Schools have rallied during this time, sending home learning packs and holding classes on-line. While this is fantastic because it minimises disruption to the curriculum, there are still times in the day where parents are scratching their heads about what to do to keep children motivated, learning, and less prone to boredom and loneliness.

There are multiple studies that show there is much to learn from traditional, pre-colonial teaching methods. Indigenous communities educated their children through oral narratives and rites of passage. These oral narratives include elements like family histories, myths, legends, and songs. Since the “school” was the home and community, the “teachers” were the parents and extended relations particularly the elders in the community. Boys and girls were schooled about the traditional roles they were to take up in society, such as boys would go hunting, and girls would learn about food preparation, for example.

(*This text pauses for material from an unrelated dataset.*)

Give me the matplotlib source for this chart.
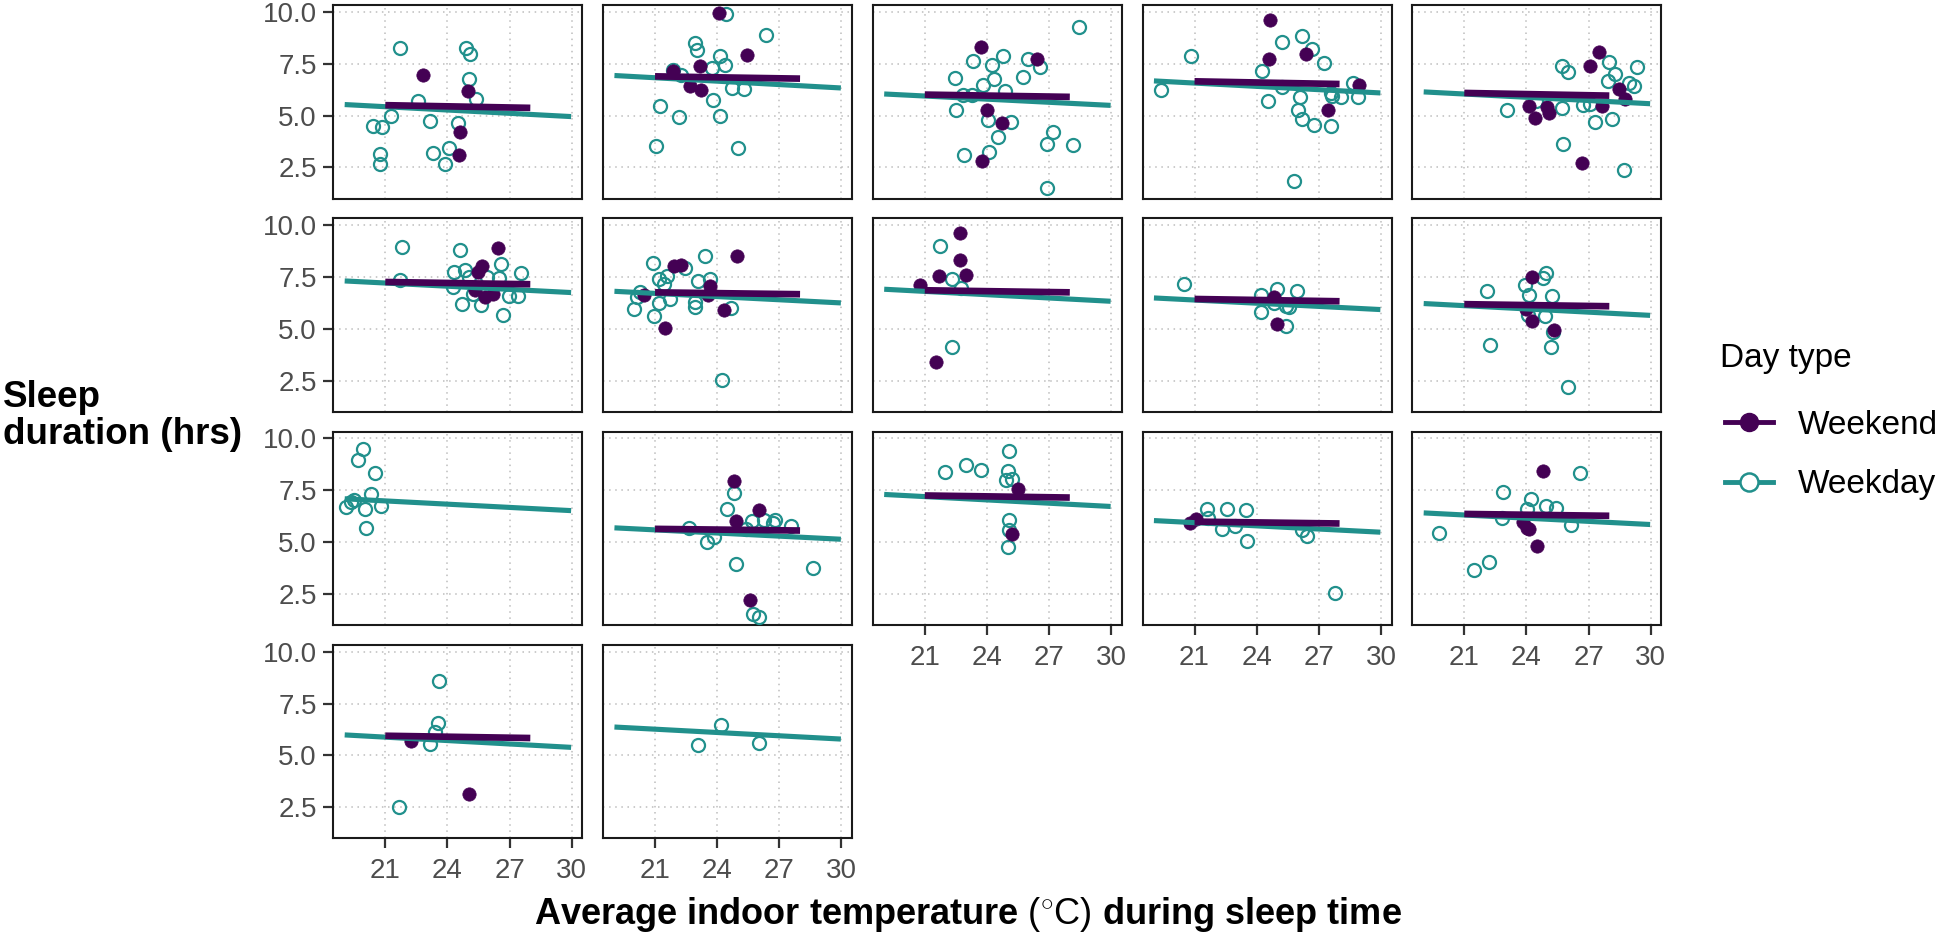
import numpy as np
import matplotlib
matplotlib.use("Agg")
import matplotlib.pyplot as plt
from matplotlib.lines import Line2D

plt.rcParams['font.family'] = ['Liberation Sans', 'DejaVu Sans']
plt.rcParams['mathtext.fontset'] = 'custom'
plt.rcParams['mathtext.rm'] = 'Liberation Sans'

############### DATA ###############

# one list per facet panel (row-major, 17 participants)
weekday_temp = [
    [21.71, 24.90, 25.09, 25.03, 25.38, 22.56, 21.26, 23.16, 20.39, 20.84, 24.53, 20.74, 20.74, 23.29, 24.09, 23.90],
    [24.41, 26.37, 22.93, 23.03, 24.13, 24.39, 23.76, 21.86, 22.24, 24.70, 25.31, 23.81, 21.22, 22.15, 24.15, 21.05, 25.01],
    [28.46, 23.32, 24.77, 24.24, 25.99, 26.56, 22.46, 24.32, 23.81, 24.87, 22.86, 23.29, 25.75, 22.52, 24.03, 25.18,
     27.17, 26.91, 28.16, 24.55, 24.10, 22.88, 26.91],
    [20.85, 19.36, 25.22, 26.17, 26.68, 27.25, 24.24, 25.22, 26.10, 27.60, 28.06, 28.87, 28.63, 24.53, 26.01, 26.18,
     26.77, 27.60, 25.82, 27.65],
    [25.70, 26.02, 28.00, 28.28, 27.96, 29.33, 28.97, 29.21, 23.05, 24.46, 25.73, 26.72, 27.33, 28.12, 25.78, 28.73, 27.07],
    [21.81, 21.69, 24.62, 24.32, 24.84, 25.05, 25.91, 26.60, 27.54, 26.48, 24.70, 25.62, 26.68, 26.99, 27.42, 25.22, 24.27],
    [20.88, 23.41, 22.46, 21.17, 21.60, 21.43, 23.07, 23.63, 20.26, 20.14, 19.97, 20.95, 21.21, 21.72, 22.95, 22.95,
     24.65, 24.24],
    [21.71, 22.29, 22.74, 22.29],
    [20.50, 24.96, 25.96, 24.20, 25.41, 25.58, 24.20, 24.84, 25.41],
    [24.94, 24.82, 23.91, 24.13, 22.10, 25.24, 24.89, 24.08, 25.29, 22.22, 25.17, 26.03],
    [19.93, 19.66, 20.52, 20.31, 19.48, 19.10, 20.00, 20.78, 20.05, 19.33],
    [24.83, 24.45, 22.64, 23.50, 23.84, 24.93, 25.66, 26.26, 26.78, 26.69, 27.55, 28.62, 25.71, 26.00, 25.40],
    [25.08, 21.96, 23.00, 23.69, 25.00, 24.93, 25.22, 25.05, 25.05, 25.01],
    [21.62, 22.57, 23.46, 21.65, 22.31, 22.95, 23.51, 26.21, 26.42, 27.80],
    [26.58, 22.88, 24.20, 24.94, 25.41, 24.01, 22.82, 26.15, 19.78, 22.17, 21.48],
    [23.61, 23.56, 23.40, 23.16, 21.66],
    [24.16, 23.07, 26.00],
]
weekday_sleep = [
    [8.26, 8.26, 7.99, 6.76, 5.80, 5.69, 4.96, 4.72, 4.51, 4.45, 4.64, 3.16, 2.66, 3.19, 3.43, 2.68],
    [9.92, 8.87, 8.50, 8.15, 7.89, 7.46, 7.30, 7.22, 6.97, 6.33, 6.28, 5.77, 5.48, 4.91, 4.96, 3.55, 3.43],
    [9.28, 7.65, 7.89, 7.42, 7.75, 7.34, 6.81, 6.76, 6.49, 6.17, 6.01, 6.01, 6.86, 5.25, 4.77, 4.67,
     4.19, 3.64, 3.59, 3.95, 3.24, 3.08, 1.50],
    [7.89, 6.22, 8.55, 8.83, 8.21, 7.51, 7.14, 6.38, 5.88, 6.09, 5.90, 5.90, 6.57, 5.69, 5.28, 4.85,
     4.56, 4.51, 1.86, 5.93],
    [7.38, 7.10, 7.59, 7.02, 6.65, 7.33, 6.57, 6.44, 5.28, 5.69, 5.36, 5.53, 4.67, 4.85, 3.63, 2.39, 5.57],
    [8.95, 7.34, 8.82, 7.75, 7.83, 7.51, 7.51, 8.15, 7.67, 7.47, 6.22, 6.14, 5.69, 6.57, 6.57, 6.70, 7.02],
    [8.18, 8.50, 7.91, 7.42, 7.54, 7.18, 7.30, 7.42, 6.78, 6.54, 5.94, 5.62, 6.27, 6.46, 6.30, 6.06,
     6.02, 2.55],
    [8.99, 7.38, 6.99, 4.13],
    [7.15, 6.94, 6.83, 6.62, 6.09, 6.06, 5.82, 6.25, 5.12],
    [7.70, 7.47, 7.10, 6.62, 6.83, 6.57, 5.61, 5.65, 4.85, 4.24, 4.13, 2.19],
    [9.47, 8.94, 8.34, 7.30, 7.05, 6.69, 6.59, 6.72, 5.69, 6.92],
    [7.39, 6.59, 5.69, 5.02, 5.26, 3.93, 6.02, 6.09, 6.06, 5.94, 5.76, 3.73, 1.53, 1.40, 5.64],
    [9.40, 8.36, 8.74, 8.48, 8.43, 8.02, 8.05, 6.06, 5.58, 4.77],
    [6.60, 6.60, 6.57, 6.17, 5.61, 5.80, 5.05, 5.58, 5.29, 2.56],
    [8.31, 7.41, 7.09, 6.73, 6.65, 6.60, 6.17, 5.85, 5.45, 4.03, 3.64],
    [8.59, 6.58, 6.15, 5.55, 2.53],
    [6.49, 5.51, 5.59],
]
weekend_temp = [
    [22.84, 25.01, 24.61, 24.56],
    [24.07, 23.15, 21.86, 22.67, 23.24, 25.44],
    [23.69, 26.41, 24.01, 24.75, 23.76],
    [24.62, 24.58, 26.36, 28.94, 27.42],
    [27.52, 27.09, 28.49, 28.76, 27.63, 24.11, 24.41, 25.01, 25.11, 26.70],
    [26.46, 25.68, 25.48, 25.82, 26.20, 25.31],
    [21.90, 22.26, 24.94, 20.48, 23.67, 23.55, 24.32, 21.46],
    [22.69, 22.69, 21.67, 23.00, 20.79, 21.52],
    [24.84, 24.96],
    [24.25, 24.25, 25.32, 24.00],
    [],
    [24.79, 26.00, 24.91, 25.57],
    [25.48, 25.22],
    [20.79, 21.09],
    [24.82, 24.01, 24.10, 24.49, 23.82],
    [22.22, 25.06],
    [],
]
weekend_sleep = [
    [6.94, 6.17, 4.21, 3.10],
    [9.95, 7.38, 7.14, 6.44, 6.22, 7.94],
    [8.29, 7.73, 5.28, 4.62, 2.79],
    [9.63, 7.75, 7.97, 6.49, 5.28],
    [8.05, 7.38, 6.30, 5.80, 5.48, 5.48, 4.88, 5.41, 5.12, 2.71],
    [8.92, 8.04, 7.75, 6.54, 6.70, 6.86],
    [8.02, 8.07, 8.50, 6.62, 7.05, 6.62, 5.90, 5.06],
    [9.60, 8.31, 7.54, 7.59, 7.10, 3.40],
    [6.54, 5.22],
    [7.51, 5.38, 4.96, 5.98],
    [],
    [7.97, 6.56, 6.02, 2.20],
    [7.58, 5.37],
    [5.93, 6.12],
    [8.44, 5.69, 5.61, 4.80, 5.96],
    [5.71, 3.13],
    [],
]

# fitted lines: end points per panel
weekday_fit_x = [19.04, 29.97]
weekend_fit_x = [21.0, 28.0]
weekday_fit_start = [5.53, 6.93, 6.04, 6.67, 6.14, 7.31, 6.81, 6.91, 6.49, 6.22, 7.09, 5.69, 7.30, 6.04, 6.41, 5.99, 6.37]
weekday_fit_end = [4.95, 6.33, 5.49, 6.09, 5.57, 6.75, 6.25, 6.33, 5.93, 5.65, 6.52, 5.14, 6.72, 5.48, 5.85, 5.39, 5.79]
weekend_fit_start = [5.50, 6.89, 6.01, 6.65, 6.09, 7.26, 6.76, 6.86, 6.44, 6.19, np.nan, 5.64, 7.25, 5.99, 6.36, 5.95, np.nan]
weekend_fit_end = [5.37, 6.78, 5.90, 6.52, 5.96, 7.15, 6.67, 6.76, 6.33, 6.09, np.nan, 5.56, 7.15, 5.90, 6.27, 5.84, np.nan]

x_ticks = [21, 24, 27, 30]
y_ticks = [2.5, 5.0, 7.5, 10.0]
y_tick_labels = ['2.5', '5.0', '7.5', '10.0']

PURPLE = '#440154'
TEAL = '#21908C'

############### LAYOUT ###############

W, H = 1944, 942
ncol = 5
panel_w, panel_h = 249, 193.5
left0, top0 = 333.3, 5
step_x, step_y = 269.75, 213.3

fig = plt.figure(figsize=(W / 100, H / 100), dpi=100)

n_panels = len(weekday_temp)
for i in range(n_panels):
    r, c = divmod(i, ncol)
    left = left0 + c * step_x
    top = top0 + r * step_y
    ax = fig.add_axes([left / W, 1 - (top + panel_h) / H, panel_w / W, panel_h / H])

    ax.plot(weekday_temp[i], weekday_sleep[i], 'o', ls='none', ms=9.4, mfc='none',
            mec=TEAL, mew=1.6, zorder=3)
    ax.plot(weekend_temp[i], weekend_sleep[i], 'o', ls='none', ms=9.6, mfc=PURPLE,
            mec=PURPLE, mew=0.5, zorder=4)
    ax.plot(weekday_fit_x, [weekday_fit_start[i], weekday_fit_end[i]], color=TEAL,
            lw=3.7, solid_capstyle='butt', zorder=5)
    ax.plot(weekend_fit_x, [weekend_fit_start[i], weekend_fit_end[i]], color=PURPLE,
            lw=4.8, solid_capstyle='butt', zorder=6)

    ax.set_xlim(18.49, 30.51)
    ax.set_ylim(1.0, 10.33)
    ax.set_xticks(x_ticks)
    ax.set_yticks(y_ticks)
    ax.grid(True, color='#BDBDBD', ls=(0, (1, 3)), lw=1.1, zorder=0)
    ax.set_axisbelow(True)
    for sp in ax.spines.values():
        sp.set_color('#1A1A1A')
        sp.set_linewidth(1.5)

    show_y = c == 0
    show_x = i + ncol >= n_panels
    ax.tick_params(axis='both', colors='#333333', labelcolor='#4D4D4D',
                   labelsize=20, length=7, width=1.6, pad=5)
    ax.tick_params(axis='x', pad=7)
    ax.tick_params(axis='y', left=show_y, labelleft=show_y)
    ax.tick_params(axis='x', bottom=show_x, labelbottom=show_x)
    if show_y:
        ax.set_yticklabels(y_tick_labels)

fig.text(3 / W, 1 - 416 / H, 'Sleep\nduration (hrs)', ha='left', va='center',
         fontsize=26.5, fontweight='bold', linespacing=1.05)
fig.text(968 / W, 1 - 915 / H,
         r'Average indoor temperature $(^{\circ}\mathrm{C})$ during sleep time',
         ha='center', va='center', fontsize=26, fontweight='bold')

# legend
fig.text(1720 / W, 1 - 358 / H, 'Day type', ha='left', va='center', fontsize=24)
handles = [
    Line2D([], [], color=PURPLE, lw=3.5, marker='o', ms=13, mfc=PURPLE, mec=PURPLE),
    Line2D([], [], color=TEAL, lw=3.5, marker='o', ms=13, mfc='white', mec=TEAL, mew=1.8),
]
fig.legend(handles, ['Weekend', 'Weekday'], loc='center left',
           bbox_to_anchor=(1725 / W, 1 - 455 / H), frameon=False, fontsize=24,
           handlelength=1.45, handletextpad=0.75,
           labelspacing=0.87, borderpad=0, borderaxespad=0)

fig.savefig('out.png', dpi=100)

So how does this help us with our current situation? We suggest reaching out to the elders in your family. Schedule regular teleconferences with your elders and ask them to relate stories of when they were small to your children. Ask them to relate where they lived, what their parents did for a living, where did they go to school, what were their favourite subjects at school, what sort of games did they play, what sort of food did they eat, who were their friends? Secondly, we acknowledge that gender roles in Australia are different than they were in pre-colonial times, but all children love to learn how to cook, so have a daily cooking lesson. Talk about the food you are preparing, what part of an animal or vegetable or tree did the food come from? Allow your children to learn how to accurately measure ingredients and talk about the science behind why cake mixture rises in the oven. Involve your children in cleaning and instruct them about the importance of cleanliness and hygiene. If there are any home maintenance jobs you’ve been putting off, now is the time – if you have the tools and equipment on hand – to set to and attend to them with your children’s assistance. Talk to them about how technology has changed in your lifetime and what’s so good about technology today.

There’s been a saying around for a long time that “it takes a village to raise a child”. This is time to reach out to your village. Trust us, it will be of great benefit to you, your children, and your extended family.